First-offense DUI in South Carolina triggers an automatic 6-month license suspension from conviction date. The suspension runs concurrently with your SR-22 filing requirement, which lasts 3 years from reinstatement date. You cannot legally drive your financed vehicle during the suspension period even if you maintain insurance and complete SR-22 filing. Most drivers assume they must carry full comprehensive and collision coverage during suspension to keep the lender satisfied. South Carolina law and most loan agreements require only liability coverage sufficient to meet state minimums plus SR-22 filing. Maintaining comprehensive coverage on a vehicle you cannot legally drive wastes $80-$140/mo compared to liability-only SR-22 policies available through non-standard carriers. The reinstatement window opens after you complete the suspension period, pay the $100 reinstatement fee, provide proof of SR-22 filing, and complete the ADSAP program if ordered by the court. Missing any component delays reinstatement and extends the period your vehicle sits unused while you pay full financing costs.

Find out exactly how long SR-22 is required in your state

Liability-Only SR-22 Keeps Your Loan Compliant During Suspension

South Carolina financing agreements require proof of insurance, not proof of comprehensive coverage. A liability-only policy meeting state minimums of 25/50/25 with SR-22 endorsement satisfies loan covenants during your suspension period. Non-standard carriers including The General, Direct Auto, and Acceptance write liability-only SR-22 policies for suspended drivers at $95-$160/mo depending on county and prior violations. Call your lender before reducing coverage. Explain you are maintaining legally required liability coverage with SR-22 filing and cannot operate the vehicle during a court-ordered suspension. Most lenders accept this arrangement if you provide documentation: a copy of your SR-22 certificate, proof of liability coverage, and a letter explaining the suspension timeline. Document every conversation with claim numbers and representative names. Some lenders require comprehensive and collision coverage regardless of driving status because the vehicle remains collateral. If your lender refuses to accept liability-only coverage, request the specific policy clause requiring comprehensive during suspension and ask whether they will accept storage insurance instead. Storage policies cover theft and damage at 40-60% lower premiums than standard comprehensive because they exclude driving-related claims.

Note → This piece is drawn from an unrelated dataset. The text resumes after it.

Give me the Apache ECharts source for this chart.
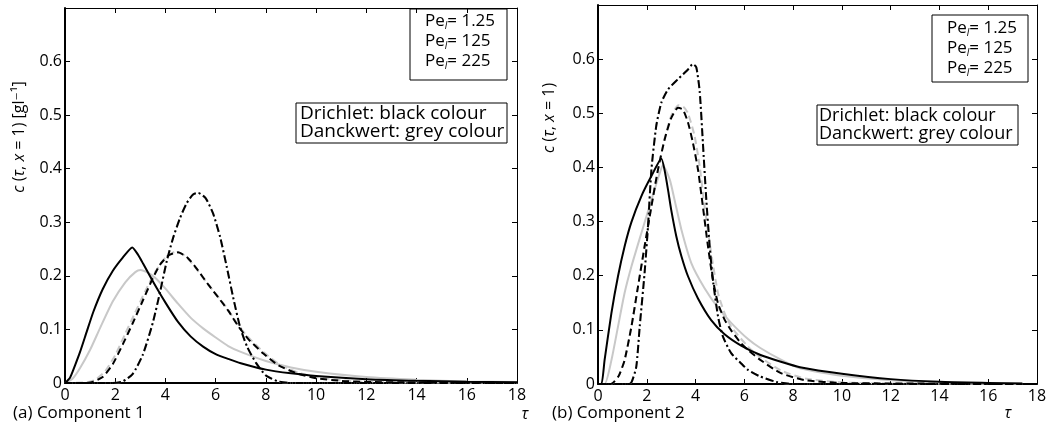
<!DOCTYPE html>
<html>
<head>
<meta charset="utf-8">
<script src="https://cdn.jsdelivr.net/npm/echarts/dist/echarts.min.js"></script>
<style>
  html, body { margin: 0; background: #fff; }
  #chart { width: 1051px; height: 428px; }
</style>
</head>
<body>
<div id="chart"></div>
<script>
// ─── Datos: pares [tau, c] ───────────────────────────────────────────────────

// (a) Component 1
const c1DrichletPe1 = [[0,0],[0.2,0.010],[0.4,0.033],[0.6,0.058],[0.86,0.095],[1.13,0.133],[1.5,0.175],[1.9,0.209],[2.3,0.234],[2.68,0.253],[2.9,0.240],[3.12,0.222],[3.52,0.188],[4.0,0.150],[4.5,0.114],[5.0,0.087],[5.5,0.068],[6.0,0.054],[6.5,0.045],[7.0,0.037],[8,0.025],[9,0.018],[10,0.013],[12,0.007],[14,0.004],[16,0.0025],[18,0.0015]]
const c1DanckPe1    = [[0,0],[0.3,0.008],[0.6,0.028],[1.0,0.062],[1.4,0.103],[1.9,0.152],[2.4,0.188],[2.8,0.207],[3.0,0.211],[3.3,0.206],[3.6,0.196],[4.0,0.176],[4.5,0.148],[5.0,0.122],[5.5,0.102],[6.0,0.085],[6.5,0.069],[7,0.058],[8,0.041],[9,0.029],[10,0.021],[12,0.011],[14,0.006],[16,0.003],[18,0.002]]
const c1DrichletPe2 = [[0,0],[0.8,0],[1.1,0.002],[1.5,0.011],[1.9,0.035],[2.3,0.072],[2.7,0.112],[3.1,0.154],[3.5,0.196],[3.8,0.222],[4.15,0.239],[4.5,0.244],[4.9,0.233],[5.3,0.210],[5.7,0.184],[6.1,0.160],[6.5,0.135],[6.9,0.106],[7.3,0.082],[7.9,0.055],[8.5,0.033],[9.3,0.017],[10,0.009],[11,0.004],[12,0.002],[14,0.001],[18,0]]
const c1DanckPe2    = [[0,0],[0.8,0.001],[1.2,0.006],[1.6,0.022],[2.0,0.052],[2.4,0.092],[2.8,0.132],[3.2,0.172],[3.6,0.208],[4.0,0.234],[4.4,0.245],[4.8,0.237],[5.2,0.215],[5.6,0.190],[6.0,0.167],[6.4,0.143],[6.8,0.115],[7.2,0.090],[7.9,0.058],[8.5,0.036],[9.3,0.019],[10,0.011],[11,0.005],[12,0.002],[14,0.001],[18,0]]
const c1DrichletPe3 = [[0,0],[1.9,0],[2.3,0.003],[2.7,0.017],[3.1,0.053],[3.5,0.113],[3.8,0.173],[4.05,0.227],[4.3,0.270],[4.58,0.308],[4.85,0.336],[5.1,0.352],[5.3,0.355],[5.6,0.345],[5.9,0.316],[6.18,0.272],[6.44,0.217],[6.71,0.157],[6.97,0.105],[7.25,0.068],[7.6,0.038],[8.0,0.014],[8.5,0.003],[9,0],[18,0]]
const c1DanckPe3    = c1DrichletPe3   // coincide con la negra

// (b) Component 2
const c2DrichletPe1 = [[0,0],[0.14,0],[0.27,0.044],[0.55,0.131],[0.82,0.199],[1.09,0.254],[1.37,0.299],[1.78,0.347],[2.19,0.384],[2.6,0.416],[2.73,0.395],[2.87,0.359],[3.0,0.322],[3.21,0.273],[3.42,0.236],[3.69,0.199],[4.1,0.158],[4.64,0.118],[5.19,0.092],[5.87,0.071],[6.64,0.054],[7.5,0.041],[8.28,0.031],[10,0.019],[12,0.009],[14,0.004],[16,0.002],[17.4,0.001]]
const c2DanckPe1    = [[0,0],[0.27,0],[0.55,0.044],[0.82,0.106],[1.09,0.168],[1.37,0.217],[1.78,0.279],[2.19,0.340],[2.5,0.385],[2.66,0.404],[2.94,0.378],[3.14,0.340],[3.42,0.285],[3.83,0.223],[4.37,0.177],[4.92,0.141],[5.46,0.113],[6.15,0.083],[6.64,0.067],[7.5,0.045],[8.28,0.029],[10,0.015],[12,0.007],[14,0.003],[16,0.0015],[17.4,0.001]]
const c2DrichletPe2 = [[0,0],[0.45,0],[0.61,0.002],[0.85,0.015],[1.09,0.044],[1.37,0.106],[1.64,0.180],[1.91,0.254],[2.19,0.328],[2.46,0.396],[2.73,0.451],[3.0,0.491],[3.28,0.510],[3.48,0.507],[3.69,0.483],[3.89,0.446],[4.1,0.396],[4.3,0.328],[4.51,0.254],[4.71,0.193],[4.92,0.149],[5.19,0.119],[5.46,0.099],[5.87,0.075],[6.15,0.063],[6.64,0.045],[7.5,0.020],[8.5,0.007],[10,0.002],[12,0.001],[17.4,0]]
const c2DanckPe2    = [[0,0],[0.45,0],[0.61,0.002],[0.85,0.015],[1.09,0.044],[1.37,0.106],[1.64,0.180],[1.91,0.254],[2.19,0.328],[2.46,0.396],[2.73,0.453],[3.0,0.495],[3.3,0.515],[3.5,0.512],[3.69,0.500],[3.96,0.458],[4.17,0.402],[4.37,0.328],[4.64,0.242],[4.92,0.168],[5.19,0.131],[5.46,0.106],[6.15,0.069],[6.64,0.050],[7.5,0.025],[8.5,0.010],[10,0.003],[12,0.001],[17.4,0]]
const c2DrichletPe3 = [[0,0],[1.2,0],[1.37,0.003],[1.57,0.032],[1.71,0.106],[1.91,0.205],[2.05,0.291],[2.19,0.396],[2.39,0.477],[2.6,0.520],[2.87,0.544],[3.28,0.563],[3.69,0.581],[3.89,0.591],[4.03,0.585],[4.17,0.540],[4.3,0.446],[4.44,0.341],[4.58,0.254],[4.71,0.193],[4.92,0.125],[5.12,0.088],[5.46,0.057],[5.87,0.038],[6.15,0.026],[6.64,0.014],[7.3,0.004],[8,0],[17.4,0]]
const c2DanckPe3    = c2DrichletPe3

const xTicks   = { min: 0, max: 18, interval: 2 }
const yTicks   = { min: 0, max: 0.7, interval: 0.1 }
const peLines  = ['1.25', '125', '225']
const bcLines  = ['Drichlet: black colour', 'Danckwert: grey colour']

// ─── Estilos ────────────────────────────────────────────────────────────────

const FONT  = '"Open Sans", "DejaVu Sans", sans-serif'
const BLACK = '#000'
const GREY  = '#c8c8c8'
const DASH  = [7, 4]
const DOT   = [8, 3, 2, 3]

const grids = [
  { left: 65,  top: 8, width: 452, height: 375 },
  { left: 598, top: 5, width: 439, height: 379 },
]

function xAxes(gi) {
  const base = {
    type: 'value', gridIndex: gi, ...xTicks,
    splitLine: { show: false },
    axisTick: { inside: true, length: 5, lineStyle: { color: BLACK, width: 1 } },
  }
  return [
    { ...base, position: 'bottom',
      axisLine: { onZero: false, lineStyle: { color: BLACK, width: 2 } },
      axisLabel: { color: BLACK, fontSize: 16, fontFamily: FONT, margin: 4 } },
    { ...base, position: 'top',
      axisLine: { onZero: false, lineStyle: { color: BLACK, width: 1 } },
      axisLabel: { show: false } },
  ]
}

function yAxes(gi) {
  const base = {
    type: 'value', gridIndex: gi, ...yTicks,
    splitLine: { show: false },
    axisTick: { inside: true, length: 5, lineStyle: { color: BLACK, width: 1 } },
  }
  return [
    { ...base, position: 'left',
      axisLine: { onZero: false, lineStyle: { color: BLACK, width: 2 } },
      axisLabel: { color: BLACK, fontSize: 16, fontFamily: FONT, margin: 3,
        formatter: v => v === 0 ? '0' : (v > 0.65 ? '' : v.toFixed(1)) } },
    { ...base, position: 'right',
      axisLine: { onZero: false, lineStyle: { color: BLACK, width: 1 } },
      axisLabel: { show: false } },
  ]
}

function line(name, data, gi, color, type) {
  return {
    name, type: 'line', data,
    xAxisIndex: gi * 2, yAxisIndex: gi * 2,
    showSymbol: false, smooth: 0.2,
    lineStyle: { color, width: 2, type },
    z: color === GREY ? 2 : 3,
  }
}

// ─── Cajas de texto (leyendas de la figura) ─────────────────────────────────

const textStyle = (extra) => ({ fill: BLACK, fontFamily: FONT, fontSize: 17, ...extra })
const peRich = {
  a: { fontFamily: FONT, fontSize: 17, color: BLACK, lineHeight: 20 },
  s: { fontFamily: FONT, fontSize: 10, fontStyle: 'italic', color: BLACK, verticalAlign: 'bottom', lineHeight: 12 },
}

function peBox(x, y, w, h, tx, ty) {
  return {
    type: 'group', children: [
      { type: 'rect', shape: { x, y, width: w, height: h }, style: { fill: '#fff', stroke: BLACK, lineWidth: 1 } },
      ...peLines.map((v, i) => ({
        type: 'text', x: tx, y: ty + i * 20,
        style: { text: `{a|Pe}{s|l}{a|= ${v}}`, rich: peRich, verticalAlign: 'middle', align: 'left' },
      })),
    ],
  }
}

function bcBox(x, y, w, h, tx, ty, size) {
  return {
    type: 'group', children: [
      { type: 'rect', shape: { x, y, width: w, height: h }, style: { fill: '#fff', stroke: BLACK, lineWidth: 1 } },
      ...bcLines.map((t, i) => ({
        type: 'text', x: tx, y: ty + i * 18,
        style: textStyle({ text: t, fontSize: size, verticalAlign: 'middle', align: 'left' }),
      })),
    ],
  }
}

const axisRich = {
  n: { fontFamily: FONT, fontSize: 16, color: BLACK },
  i: { fontFamily: FONT, fontSize: 16, color: BLACK, fontStyle: 'italic' },
}

const graphic = [
  { type: 'text', x: 19, y: 137, rotation: Math.PI / 2,
    style: { text: '{i|c}{n| (}{i|τ}{n|, }{i|x}{n| = 1) [gl⁻¹]}', rich: axisRich, align: 'center', verticalAlign: 'middle' } },
  { type: 'text', x: 549, y: 118, rotation: Math.PI / 2,
    style: { text: '{i|c}{n| (}{i|τ}{n|, }{i|x}{n| = 1)}', rich: axisRich, align: 'center', verticalAlign: 'middle' } },
  { type: 'text', x: 13, y: 413, style: textStyle({ text: '(a) Component 1', verticalAlign: 'middle' }) },
  { type: 'text', x: 552, y: 413, style: textStyle({ text: '(b) Component 2', verticalAlign: 'middle' }) },
  { type: 'text', x: 525, y: 414, style: textStyle({ text: 'τ', fontStyle: 'italic', fontSize: 16, align: 'center', verticalAlign: 'middle' }) },
  { type: 'text', x: 1008, y: 413, style: textStyle({ text: 'τ', fontStyle: 'italic', fontSize: 16, align: 'center', verticalAlign: 'middle' }) },
  peBox(410, 9, 97, 71, 425, 21),
  peBox(932, 15, 96, 67, 947, 28),
  bcBox(296, 103, 211, 40, 300, 114, 19),
  bcBox(817, 105, 201, 40, 819, 116, 18),
]

const chart = echarts.init(document.getElementById('chart'), null, { renderer: 'canvas' })
chart.setOption({
  animation: false,
  backgroundColor: '#fff',
  grid: grids,
  xAxis: [...xAxes(0), ...xAxes(1)],
  yAxis: [...yAxes(0), ...yAxes(1)],
  series: [
    line('C1 Danckwert Pe 225', c1DanckPe3, 0, GREY, DOT),
    line('C1 Danckwert Pe 1.25', c1DanckPe1, 0, GREY, 'solid'),
    line('C1 Danckwert Pe 125', c1DanckPe2, 0, GREY, DASH),
    line('C1 Drichlet Pe 1.25', c1DrichletPe1, 0, BLACK, 'solid'),
    line('C1 Drichlet Pe 125', c1DrichletPe2, 0, BLACK, DASH),
    line('C1 Drichlet Pe 225', c1DrichletPe3, 0, BLACK, DOT),
    line('C2 Danckwert Pe 225', c2DanckPe3, 1, GREY, DOT),
    line('C2 Danckwert Pe 1.25', c2DanckPe1, 1, GREY, 'solid'),
    line('C2 Danckwert Pe 125', c2DanckPe2, 1, GREY, DASH),
    line('C2 Drichlet Pe 1.25', c2DrichletPe1, 1, BLACK, 'solid'),
    line('C2 Drichlet Pe 125', c2DrichletPe2, 1, BLACK, DASH),
    line('C2 Drichlet Pe 225', c2DrichletPe3, 1, BLACK, DOT),
  ],
  graphic,
})
</script>
</body>
</html>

What Happens If You Cannot Afford Coverage During Suspension

Letting coverage lapse creates immediate loan default regardless of your suspension status. Your lender receives automatic notification from South Carolina DMV when insurance cancels. Most contracts give you 10-14 days to cure the lapse before they initiate repossession proceedings or force-place coverage. Surrendering your license plates to the DMV does not eliminate your insurance requirement if you carry an active loan. The loan agreement ties coverage to the vehicle as collateral, not to your registration status. Unregistered financed vehicles still require liability coverage unless stored in a locked garage with the lender's written consent and the vehicle explicitly listed as non-operational on your loan modification agreement. If you cannot afford the $95-$160/mo liability-only SR-22 premium during suspension, contact your lender immediately to negotiate a hardship modification. Some lenders allow temporary comprehensive-only coverage or storage insurance during documented suspensions. The worst option is letting coverage lapse without communication — that guarantees forced-place insurance at $250-$400/mo or immediate repossession depending on your equity position.

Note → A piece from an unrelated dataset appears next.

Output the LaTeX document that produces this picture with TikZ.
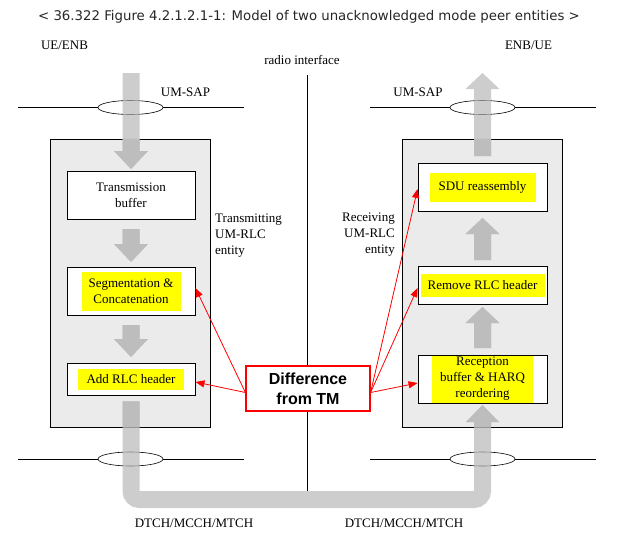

Reinstating Your License Requires 3 Years of Continuous SR-22 Filing

South Carolina measures your 3-year SR-22 requirement from reinstatement date, not conviction date. If you complete your 6-month suspension on June 1 but don't reinstate until August 15, your SR-22 clock starts August 15 and runs through August 14 three years later. Any lapse in SR-22 coverage during that period resets the clock to zero and triggers a new suspension. Carriers report SR-22 lapses to the DMV within 24-48 hours of cancellation. South Carolina suspends your license immediately upon receiving the lapse notification, and you must repeat the entire reinstatement process: pay a new $100 fee, obtain new SR-22 filing, and potentially re-complete ADSAP if the lapse occurred during your probationary period. Your lender receives notice of the new suspension, creating a second compliance crisis. Set calendar reminders 45 days and 15 days before your policy renewal date. Non-standard carriers have higher administrative turnover than mainstream insurers, and SR-22 renewals sometimes fail due to processing errors even when premium payments clear. Verify your SR-22 status directly with the DMV every 6 months using the online verification system or by calling 803-896-5000. Assume nothing — one missed renewal destroys three years of compliance.

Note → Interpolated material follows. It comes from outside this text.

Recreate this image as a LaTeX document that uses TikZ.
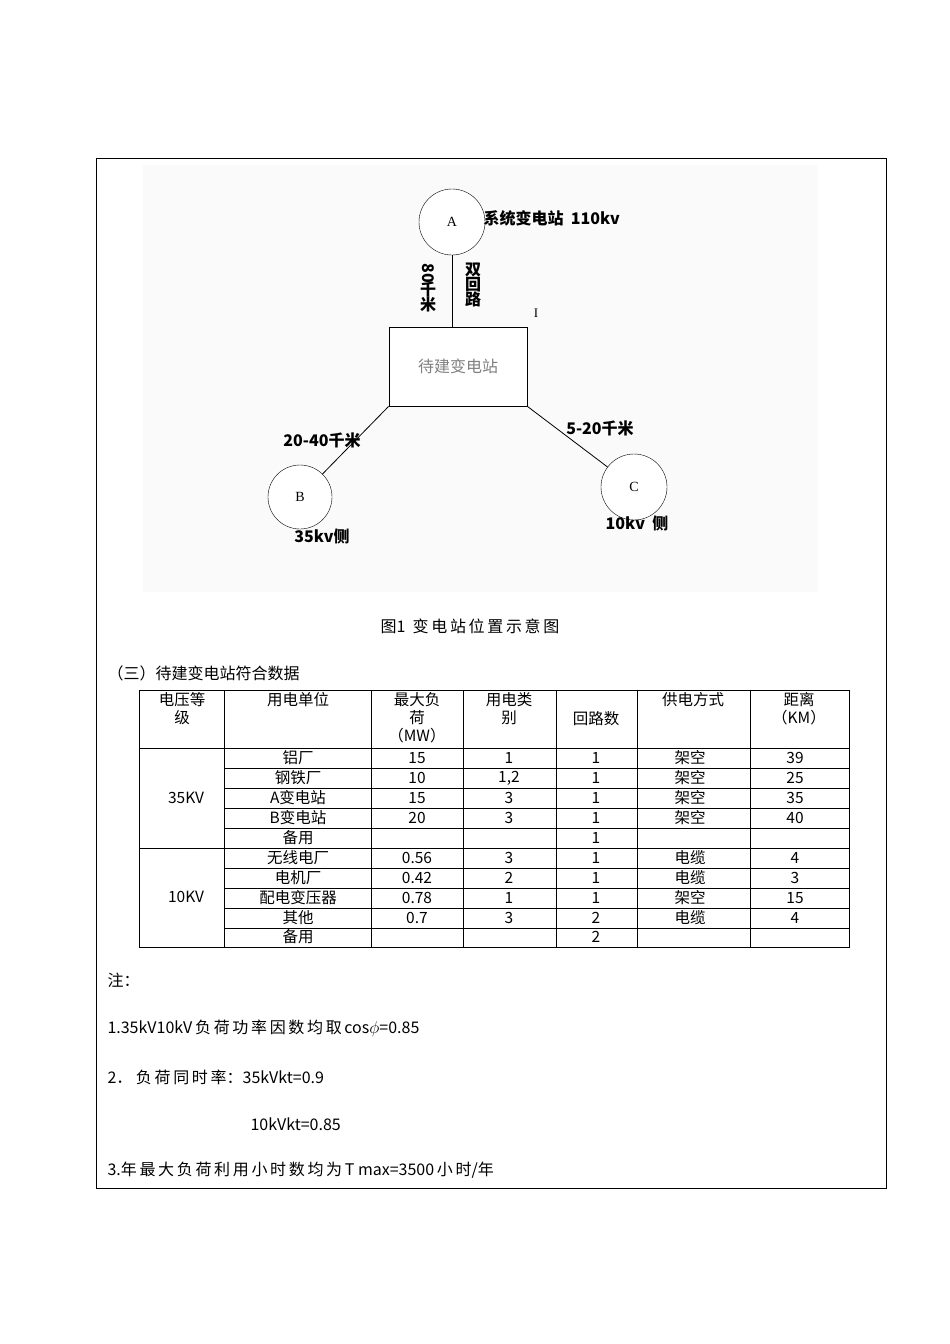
\documentclass[tikz,border=0pt]{standalone}
\usepackage{fontspec}
\setmainfont{Liberation Serif}
\newfontfamily\cjk{Noto Sans CJK SC}
\begin{document}
\begin{tikzpicture}[x=1pt,y=-1pt,
  every node/.style={font=\cjk\fontsize{16}{18}\selectfont},
  stn/.style={draw,circle,minimum size=66pt,inner sep=0pt,fill=white,font=\fontsize{14}{16}\selectfont},
  lbl/.style={font=\cjk\bfseries\fontsize{16}{18}\selectfont},
  cell/.style={font=\cjk\fontsize{15.5}{16}\selectfont,inner sep=0pt},
  hd/.style={font=\cjk\fontsize{15.5}{18}\selectfont,align=center,inner sep=0pt,anchor=north}]
\useasboundingbox (0,0) rectangle (950,1344);
\fill[white] (0,0) rectangle (950,1344);
\draw (96,158) rectangle (886,1188);
\fill[gray!4] (143,165) rectangle (818,592);
% diagram
\node[stn] (A) at (452,222) {A};
\node[draw,thick,fill=white,minimum width=138pt,minimum height=79pt,inner sep=0pt,text=gray] (S) at (458,366.5) {待建变电站};
\node[stn,minimum size=64pt] (B) at (300,497) {B};
\node[stn] (C) at (634,487) {C};
\draw[thick] (A) -- (A|-S.north);
\draw[thick] (S.south west) -- (B);
\draw[thick] (S.south east) -- (C);
\node[lbl,anchor=west] (la) at (480,218) {系统变电站\ \ 110kv};
\node[lbl,align=center,inner sep=0pt] (l80) at (428,288) {\rotatebox{-90}{80}\\[-2pt]千\\[-3pt]米};
\node[lbl,align=center,inner sep=0pt] (ldh) at (473,285) {双\\[-3pt]回\\[-3pt]路};
\node[font=\fontsize{13}{15}\selectfont] (cur) at (536,313) {I};
\node[lbl] (l2040) at (322,440) {20-40千米};
\node[lbl] (l35) at (322,536) {35kv侧};
\node[lbl] (l520) at (600,428) {5-20千米};
\node[lbl] (l10) at (637,523) {10kv\ \ 侧};
\node (cap) at (470,626) {图1\ \ 变\,电\,站\,位\,置\,示\,意\,图};
\node[anchor=west] (t3) at (104,673) {（三）待建变电站符合数据};
% table
\draw (139,690) rectangle (849,947);
\foreach \x in {224,371,463,556,637,750} \draw (\x,690) -- (\x,947);
\draw (139,748) -- (849,748);
\draw (139,848) -- (849,848);
\foreach \y in {768,788,808,828,868,888,908,928} \draw (224,\y) -- (849,\y);
\node[hd] (h1) at (182,692) {电压等\\级};
\node[hd] (h2) at (298,692) {用电单位};
\node[hd] (h3) at (417,692) {最大负\\荷\\（MW）};
\node[hd] (h4) at (509,692) {用电类\\别};
\node[cell] (h5) at (596,719) {回路数};
\node[hd] (h6) at (693,692) {供电方式};
\node[hd] (h7) at (799,692) {距离\\（KM）};
\node[cell] (v35) at (186,798) {35KV};
\node[cell] (v10) at (186,897) {10KV};
\foreach \y/\a/\b/\c/\d/\e/\f in {
 758/铝厂/15/1/1/架空/39,
 778/钢铁厂/10/{1,2}/1/架空/25,
 798/A变电站/15/3/1/架空/35,
 818/B变电站/20/3/1/架空/40,
 838/备用///1//,
 858/无线电厂/0.56/3/1/电缆/4,
 878/电机厂/0.42/2/1/电缆/3,
 898/配电变压器/0.78/1/1/架空/15,
 918/其他/0.7/3/2/电缆/4,
 937/备用///2//}{
 \node[cell] at (298,\y) {\a};
 \node[cell] at (417,\y) {\b};
 \node[cell] at (509,\y) {\c};
 \node[cell] at (596,\y) {\d};
 \node[cell] at (690,\y) {\e};
 \node[cell] at (795,\y) {\f};
}
% notes
\node[anchor=west] (n0) at (104,980) {注：};
\node[anchor=west] (n1) at (104,1028) {1.35kV10kV\,负\,荷\,功\,率\,因\,数\,均\,取\,cos$\phi$=0.85};
\node[anchor=west] (n2) at (104,1077) {2．\ 负\,荷\,同\,时\,率：35kVkt=0.9};
\node[anchor=west] (n3) at (247,1124) {10kVkt=0.85};
\node[anchor=west] (n4) at (104,1170) {3.年\,最\,大\,负\,荷\,利\,用\,小\,时\,数\,均\,为\,T\ max=3500\,小\,时/年};
\end{tikzpicture}
\end{document}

Returning to Standard Coverage After Your SR-22 Period Ends

Your SR-22 requirement ends exactly 3 years from reinstatement date if you maintained continuous coverage without lapses. South Carolina does not automatically notify you when the requirement expires. Contact the DMV 30 days before your end date to confirm your filing status shows complete and no additional holds exist on your license. Once SR-22 requirements end, you can shop standard carriers again, but most require a 3-5 year lookback period before offering preferred rates to drivers with DUI history. A first-offense DUI surcharge typically adds 70-110% to your base premium for 3-5 years post-conviction depending on carrier. If your DUI occurred 6 years ago (3-year SR-22 period plus 3-year surcharge period), you qualify for standard rates if no other violations appeared during that window. If you still carry a loan on the vehicle after SR-22requirements end, notify your lender that you are transitioning to a standard carrier and provide updated insurance documentation. Failure to notify can trigger administrative holds or force-place insurance even when you maintain valid coverage, because lender systems flag SR-22 policy numbers and don't always auto-update when you switch carriers.